After we heard such good things about it, we decided to see it for ourselves and breakdown what makes ‘Living’ so life affirming.
Director: Oliver Hermanus.
Featuring: Bill Nighy, Aimee Lou Wood, Alex Sharp, Tom Burke.
Synopsis: After decades of humdrum monotony, Mr. Williams’ retirement was shaken by a devastating diagnosis: terminal cancer with just one year left to live. Suddenly realising that life had passed him by, only now does Williams’ recognise life’s true value.
Despite limited time, and after a period of self reflection and booze fuelled fun. Williams decides to make the most of the time he left. With a newfound fervour for making an impactful contribution, and motivated by Margaret’s (William’s young assistant) spirit, Williams returns to work re-invigorated, setting out on a mission, to build the children’s playground for which local mothers fought tirelessly against bureaucratic roadblocks, which gives him a newfound purpose.

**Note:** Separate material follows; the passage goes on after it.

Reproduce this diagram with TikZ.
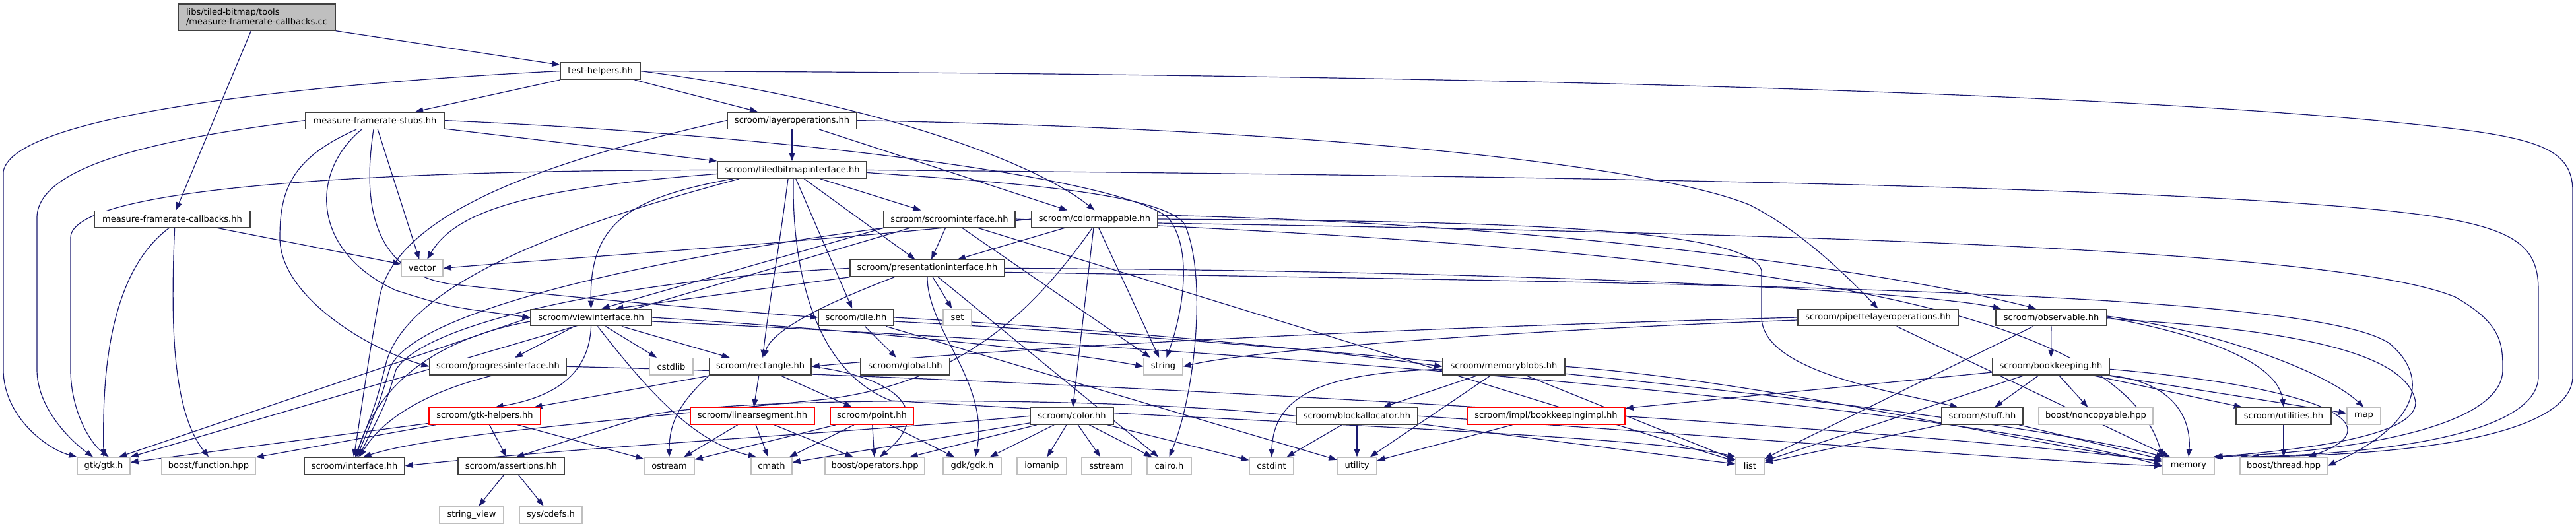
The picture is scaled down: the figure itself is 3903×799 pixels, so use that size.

What makes Living so life affirming?
Takeaway One: the difference between living and living well
As the film’s title suggests, Living explores the real meaning of that word. We watch as Williams discovers the difference between ‘simply living and living well.
Williams reflects on his life to date, coming to realise how much time he’s devoted to a job from which he has become completely disengaged. By contrast, by learning of his impending death, he has greater insight into the things that really do matter to him.
Takeaway Two: there’s no perfect moment to talk about death
Williams seeks to find ways to talk about death, longing for that ever-elusive ‘right time’ – the perfect moment which never materialises. The story is told with compassion and honesty, exploring themes of family connection in difficult times.
This is a really remarkable film that whilst gentle, tackles the themes of life and death head on. Too often we lose touch with what it means to live a full and meaningful life.